Astrophysicien à l’Institut d’astrophysique spatiale d’Orsay, Jean-Pierre Bibring a été et se trouve toujours en charge de plusieurs programmes d’exploration spatiale (Mars Express, Rosetta/Philae, Hayabusa 2), qui ont renouvelé en profondeur nos connaissances sur la formation du système solaire et la manifestation de la vie sur Terre. Actuellement, il participe à la préparation des missions internationales ExoMars, Martian Moons Explorer et Chang’e 6.

Vous expliquez que la recherche astronomique a révélé l’exceptionnelle diversité du système solaire, illustrant la complexité des chemins empruntés par l’évolution, conjonction de lois universelles et de particularités de formes. Quelle est, plus précisément, la part relative des processus génériques et des contingences spécifiques dans le développement de la vie sur Terre ? 

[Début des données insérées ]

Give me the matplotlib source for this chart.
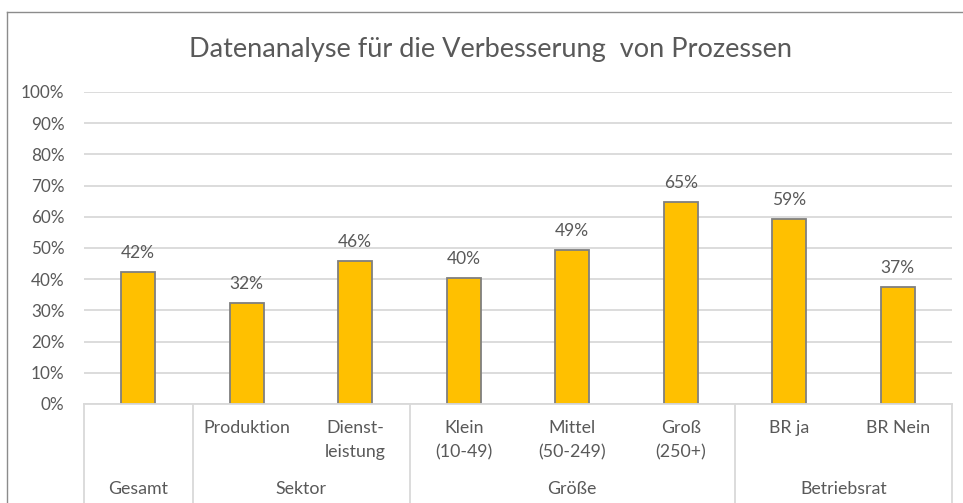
import matplotlib.pyplot as plt
from matplotlib.lines import Line2D
from matplotlib.transforms import blended_transform_factory

plt.rcParams['font.family'] = ['Lato', 'DejaVu Sans']

# Daten
titel = 'Datenanalyse für die Verbesserung  von Prozessen'
kategorien = ['', 'Produktion', 'Dienst-\nleistung', 'Klein\n(10-49)', 'Mittel\n(50-249)',
              'Groß\n(250+)', 'BR ja', 'BR Nein']
werte = [42.2, 32.4, 45.9, 40.4, 49.3, 64.7, 59.3, 37.4]
gruppen = ['Gesamt', 'Sektor', 'Größe', 'Betriebsrat']
gruppen_groesse = [1, 2, 3, 2]
y_ticks = [0, 10, 20, 30, 40, 50, 60, 70, 80, 90, 100]

W, H = 963, 503
text_farbe = '#595959'
gitter_farbe = '#D9D9D9'

fig = plt.figure(figsize=(W / 100, H / 100), dpi=100)
# Plotbereich in Pixeln: links 84, rechts 952, 100% bei y=92, 0% bei y=404
ax = fig.add_axes([84 / W, (H - 404) / H, (952 - 84) / W, (404 - 92) / H])

x = list(range(len(werte)))
ax.bar(x, werte, width=0.31, color='#FFC000', edgecolor='#7F7F7F', linewidth=1.3, zorder=3)

for xi, v in zip(x, werte):
    ax.annotate(f'{round(v)}%', (xi, v), xytext=(0, 8), textcoords='offset points',
                ha='center', va='bottom', fontsize=12.5, color=text_farbe)

ax.set_xlim(-0.5, len(werte) - 0.5)
ax.set_ylim(0, 100)
ax.set_yticks(y_ticks)
ax.set_yticklabels([f'{t}%' for t in y_ticks], fontsize=12.3, color=text_farbe)
ax.tick_params(axis='y', length=0, pad=14)
ax.set_xticks([])
ax.grid(axis='y', color=gitter_farbe, linewidth=1.3, zorder=0)
for s in ax.spines.values():
    s.set_visible(False)

# mehrstufige Kategorienachse
trans = blended_transform_factory(ax.transData, ax.transAxes)
px = 1 / (404 - 92)
ax.plot([-0.5, len(werte) - 0.5], [0, 0], transform=trans, color=gitter_farbe,
        linewidth=1.3, clip_on=False, zorder=4)

for xi, lab in zip(x, kategorien):
    ax.text(xi, -(420 - 404) * px, lab, transform=trans, ha='center', va='top',
            fontsize=12.8, color=text_farbe, linespacing=1.65)

start = -0.5
grenzen = [start]
for name, n in zip(gruppen, gruppen_groesse):
    ax.text(start + n / 2, -(489 - 404) * px, name, transform=trans, ha='center',
            va='center', fontsize=12.8, color=text_farbe)
    start += n
    grenzen.append(start)
for g in grenzen:
    ax.plot([g, g], [0, -0.4], transform=trans, color=gitter_farbe, linewidth=1.3,
            clip_on=False)

fig.text(0.5 * (188 + 793) / W, 1 - 49 / H, titel, ha='center', va='center',
         fontsize=19.5, color=text_farbe)

# Rahmen des Diagrammbereichs
fig.add_artist(Line2D([7 / W, 7 / W], [0, 1 - 12 / H], color='#8C8C8C', linewidth=1))
fig.add_artist(Line2D([7 / W, 1], [1 - 12 / H, 1 - 12 / H], color='#8C8C8C', linewidth=1))

fig.savefig('out.png', dpi=100, facecolor='white')
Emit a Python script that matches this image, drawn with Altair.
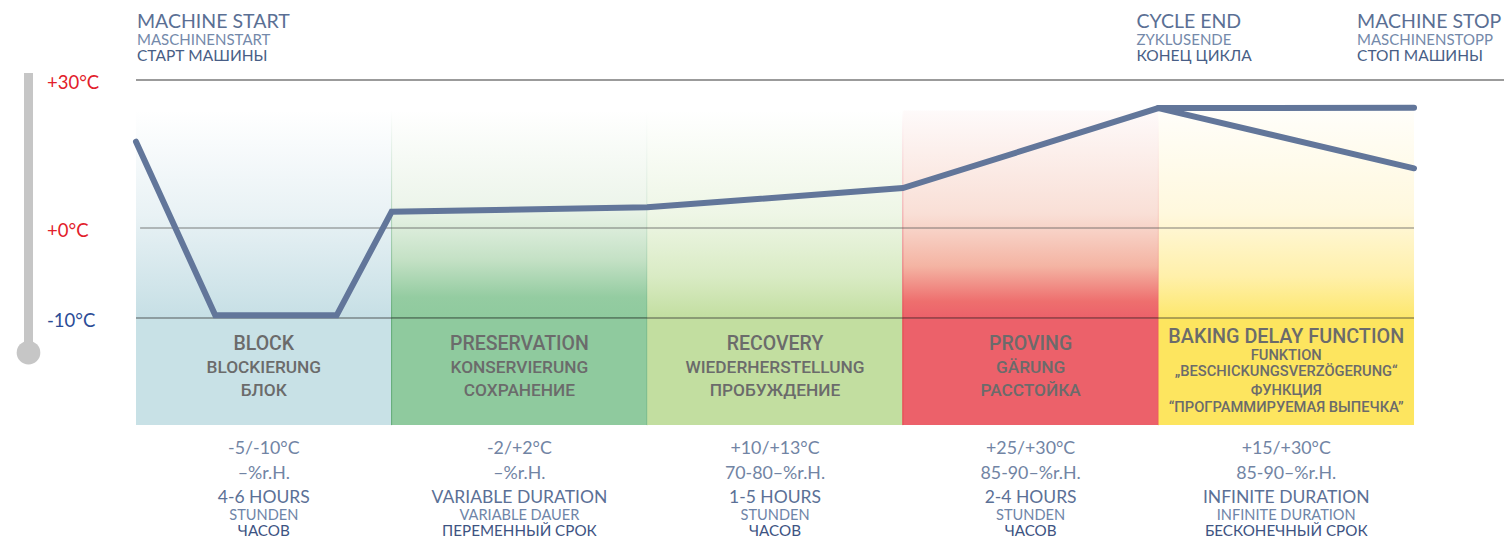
import altair as alt
import pandas as pd

# ---------------- data ----------------
STAGE_START = [0, 1, 2, 3, 4]
STAGE_END = [1, 2, 3, 4, 5]
STAGE_TITLE = ["BLOCK", "PRESERVATION", "RECOVERY", "PROVING", "BAKING DELAY FUNCTION"]
STAGE_SUB = [
    ["BLOCKIERUNG", "БЛОК"],
    ["KONSERVIERUNG", "СОХРАНЕНИЕ"],
    ["WIEDERHERSTELLUNG", "ПРОБУЖДЕНИЕ"],
    ["GÄRUNG", "РАССТОЙКА"],
    ["FUNKTION", "„BESCHICKUNGSVERZÖGERUNG“", "ФУНКЦИЯ", "“ПРОГРАММИРУЕМАЯ ВЫПЕЧКА”"],
]
STAGE_TEMP = ["-5/-10°C", "-2/+2°C", "+10/+13°C", "+25/+30°C", "+15/+30°C"]
STAGE_RH = ["–%r.H.", "–%r.H.", "70-80–%r.H.", "85-90–%r.H.", "85-90–%r.H."]
STAGE_DUR_EN = ["4-6 HOURS", "VARIABLE DURATION", "1-5 HOURS", "2-4 HOURS", "INFINITE DURATION"]
STAGE_DUR_DE = ["STUNDEN", "VARIABLE DAUER", "STUNDEN", "STUNDEN", "INFINITE DURATION"]
STAGE_DUR_RU = ["ЧАСОВ", "ПЕРЕМЕННЫЙ СРОК", "ЧАСОВ", "ЧАСОВ", "БЕСКОНЕЧНЫЙ СРОК"]

# temperature curve (x in stage units, y in °C)
CURVE_MAIN_X = [0, 0.31, 0.785, 1, 2, 3, 4, 5]
CURVE_MAIN_T = [17.5, -9.7, -9.7, 3.3, 4.2, 8.1, 24.3, 24.4]
CURVE_ALT_X = [4, 5]
CURVE_ALT_T = [24.3, 12.1]

TICK_T = [30, 0, -10]
TICK_LABEL = ["+30°C", "+0°C", "-10°C"]

EVENT_X = [0, 4, 5]
EVENT_EN = ["MACHINE START", "CYCLE END", "MACHINE STOP"]
EVENT_DE = ["MASCHINENSTART", "ZYKLUSENDE", "MASCHINENSTOPP"]
EVENT_RU = ["СТАРТ МАШИНЫ", "КОНЕЦ ЦИКЛА", "СТОП МАШИНЫ"]

# ---------------- layout / style ----------------
W, H = 1496, 532
X_END = 5.352
xsc = alt.Scale(domain=[-0.5008, X_END], range=[0, W], nice=False, zero=False)
ysc = alt.Scale(domain=[-10, 0, 30], range=[310, 220, 72], nice=False, zero=False)
T_TOP = 23.9      # top of gradient area
T_FLOOR = -21.9   # bottom of coloured label area
EVENT_DX = [1, -22, -57]

BAND_SOLID = ["#c8e1e6", "#8fca9e", "#c2dea0", "#ec616a", "#fde55f"]
BAND_STOPS = [
    [(0, "#ffffff"), (0.5, "#e9f2f5"), (1, "#c6dfe5")],
    [(0, "#ffffff"), (0.45, "#edf5eb"), (0.72, "#c4e1c5"), (0.9, "#94cca1"), (1, "#8fca9e")],
    [(0, "#ffffff"), (0.5, "#eef6e6"), (0.8, "#d9ebc4"), (1, "#c2dea0")],
    [(0, "#fefafa"), (0.5, "#f9dfd6"), (0.75, "#f4b4a3"), (0.92, "#ee6f6e"), (1, "#ec616a")],
    [(0, "#fffefa"), (0.5, "#fff8dd"), (0.8, "#fff0aa"), (1, "#fde76c")],
]
BAND_EDGE = [None, "#5ea873", None, "#e5404b", None]

LINE_COLOR = "#62769a"
LABEL_GRAY = "#6b6b6b"


def grad(stops):
    return alt.LinearGradient(
        gradient="linear", x1=0, y1=0, x2=0, y2=1,
        stops=[alt.GradientStop(offset=o, color=c) for o, c in stops],
    )


X = lambda f: alt.X(f, type="quantitative", scale=xsc, axis=None)
Y = lambda f: alt.Y(f, type="quantitative", scale=ysc, axis=None)

layers = []

# bands
bands = pd.DataFrame({"x0": STAGE_START, "x1": STAGE_END})
bands["ttop"] = T_TOP
bands["tmid"] = -10
bands["tbot"] = T_FLOOR
for i in range(5):
    d = bands.iloc[[i]]
    kw = {}
    if BAND_EDGE[i]:
        kw = dict(stroke=grad([(0, "#ffffff"), (1, BAND_EDGE[i])]), strokeWidth=1)
    layers.append(alt.Chart(d).mark_rect(fill=grad(BAND_STOPS[i]), **kw).encode(
        x=X("x0"), x2="x1", y=Y("ttop"), y2="tmid"))
    layers.append(alt.Chart(d).mark_rect(fill=BAND_SOLID[i]).encode(
        x=X("x0"), x2="x1", y=Y("tmid"), y2="tbot"))
    if BAND_EDGE[i]:
        e = pd.DataFrame({"x": [STAGE_START[i], STAGE_END[i]], "a": -10, "b": T_FLOOR})
        layers.append(alt.Chart(e).mark_rule(color=BAND_EDGE[i], strokeWidth=1).encode(
            x=X("x"), y=Y("a"), y2="b"))

# grid lines
g30 = pd.DataFrame({"t": [30], "xa": [0], "xb": [X_END]})
g0 = pd.DataFrame({"t": [0], "xa": [0.016], "xb": [5]})
g10 = pd.DataFrame({"t": [-10], "xa": [0], "xb": [5]})
layers.append(alt.Chart(g30).mark_rule(color="#7a7a7a", strokeWidth=1.3).encode(x=X("xa"), x2="xb", y=Y("t")))
layers.append(alt.Chart(g0).mark_rule(color="#555555", strokeWidth=1.4, opacity=0.5).encode(x=X("xa"), x2="xb", y=Y("t")))
layers.append(alt.Chart(g10).mark_rule(color="#2e2e2e", strokeWidth=1.2, opacity=0.75).encode(x=X("xa"), x2="xb", y=Y("t")))

# thermometer
therm = pd.DataFrame({"x": [-0.4206], "a": [31.4], "b": [-13.86]})
layers.append(alt.Chart(therm).mark_rule(color="#c6c6c6", strokeWidth=9).encode(x=X("x"), y=Y("a"), y2="b"))
layers.append(alt.Chart(therm).mark_point(filled=True, shape="circle", size=560, color="#c6c6c6", opacity=1).encode(x=X("x"), y=Y("b")))

# tick labels
ticks = pd.DataFrame({"t": TICK_T, "label": TICK_LABEL, "c": ["#e2202a", "#e2202a", "#2b4c96"]})
layers.append(alt.Chart(ticks).mark_text(align="left", baseline="middle", font="Lato", fontSize=18.5, dy=2.5).encode(
    x=alt.value(39), y=Y("t"), text="label:N", color=alt.Color("c:N", scale=None)))

# temperature curve
curve = pd.concat([
    pd.DataFrame({"x": CURVE_MAIN_X, "t": CURVE_MAIN_T, "s": "main"}),
    pd.DataFrame({"x": CURVE_ALT_X, "t": CURVE_ALT_T, "s": "alt"}),
])
layers.append(alt.Chart(curve).mark_line(color=LINE_COLOR, strokeWidth=6, strokeCap="round").encode(
    x=X("x"), y=Y("t"), detail="s:N"))

# header texts
ev = pd.DataFrame({"x": EVENT_X, "en": EVENT_EN, "de": EVENT_DE, "ru": EVENT_RU})
for i in range(3):
    d = ev.iloc[[i]]
    for col, yy, fs, colr in [("en", 14, 19.5, "#5a6f94"), ("de", 32, 15, "#7489aa"), ("ru", 48, 15.5, "#485e86")]:
        layers.append(alt.Chart(d).mark_text(align="left", baseline="middle", font="Lato", fontSize=fs,
                                             color=colr, dx=EVENT_DX[i]).encode(
            x=X("x"), y=alt.value(yy), text=f"{col}:N"))

# band labels
centers = [(a + b) / 2 for a, b in zip(STAGE_START, STAGE_END)]
for i in range(5):
    if i < 4:
        ys = [336, 360, 383]
        sizes = [19.5, 17.3, 17.3]
    else:
        ys = [329, 348, 364, 383, 400]
        sizes = [19.8, 14.7, 14.7, 14.7, 14.7]
    lines = [STAGE_TITLE[i]] + STAGE_SUB[i]
    for ln, yy, fs in zip(lines, ys, sizes):
        dd = pd.DataFrame({"x": [centers[i]], "t": [ln]})
        layers.append(alt.Chart(dd).mark_text(align="center", baseline="middle", font="Roboto", fontWeight=500,
                                              fontSize=fs, color=LABEL_GRAY).encode(
            x=X("x"), y=alt.value(yy), text="t:N"))

# bottom info rows
info = pd.DataFrame({"x": centers, "r1": STAGE_TEMP, "r2": STAGE_RH, "r3": STAGE_DUR_EN,
                     "r4": STAGE_DUR_DE, "r5": STAGE_DUR_RU})
for col, yy, fs, colr in [("r1", 441, 17.8, "#7184a4"), ("r2", 466, 17.8, "#7184a4"), ("r3", 490, 17.5, "#5b7096"),
                          ("r4", 508, 14.6, "#6f85a8"), ("r5", 523, 15.2, "#3d5382")]:
    layers.append(alt.Chart(info).mark_text(align="center", baseline="middle", font="Lato", fontSize=fs,
                                            color=colr).encode(x=X("x"), y=alt.value(yy), text=f"{col}:N"))

chart = alt.layer(*layers).properties(width=W, height=H, padding=0, autosize="none").configure_view(stroke=None)
chart.save("out.html", embed_options={"renderer": "svg", "actions": False})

Jean-Pierre Bibring : L’évolution de la Terre, comme de tous les objets planétaires, a pris racine dans la dynamique primordiale du système solaire, faite par exemple de la migration des planètes géantes et de collisions entre protoplanètes en cours de croissance. En tant que tels, ces processus sont à l’œuvre chaque fois qu’un nuage interstellaire s’effondre pour donner naissance à une étoile et à son système planétaire. À ce titre, ils peuvent être considérés comme "génériques". Pour autant, dans chaque cas, ils prennent des formes très particulières ("contingentes"), lesquelles impriment des évolutions distinctes. Par exemple, toutes les planètes de notre système ont très probablement subi des chocs violents lors de leur formation, mais chacun s’est assorti de caractéristiques particulières.

Pour la Terre, la masse relative et la composition de l’objet qui l’a frappée, la vitesse et l’angle d’impact au moment du choc – autant de paramètres qui peuvent prendre une infinie variété de valeurs – ont imposé un ensemble de conséquences qui ont profondément modelé le devenir si particulier de la Terre, jusqu’à aujourd’hui. L’énergie transférée par l’impact a considérablement chauffé l’intérieur de la Terre, transformé en un magma global, dont le refroidissement a propulsé vers la surface une fraction de l’eau initialement intégrée à la proto-Terre : la viscosité des roches en a été modifiée, alimentant une tectonique de plaques singulière, moteur d’une machine terrestre aux implications multiples. Une partie de l’eau, atteignant la surface, y a trouvé une atmosphère aux conditions, modifiées par l’impact, devenues propices à sa stabilité sous forme liquide : des océans se sont formés, pérennes jusqu’à aujourd’hui !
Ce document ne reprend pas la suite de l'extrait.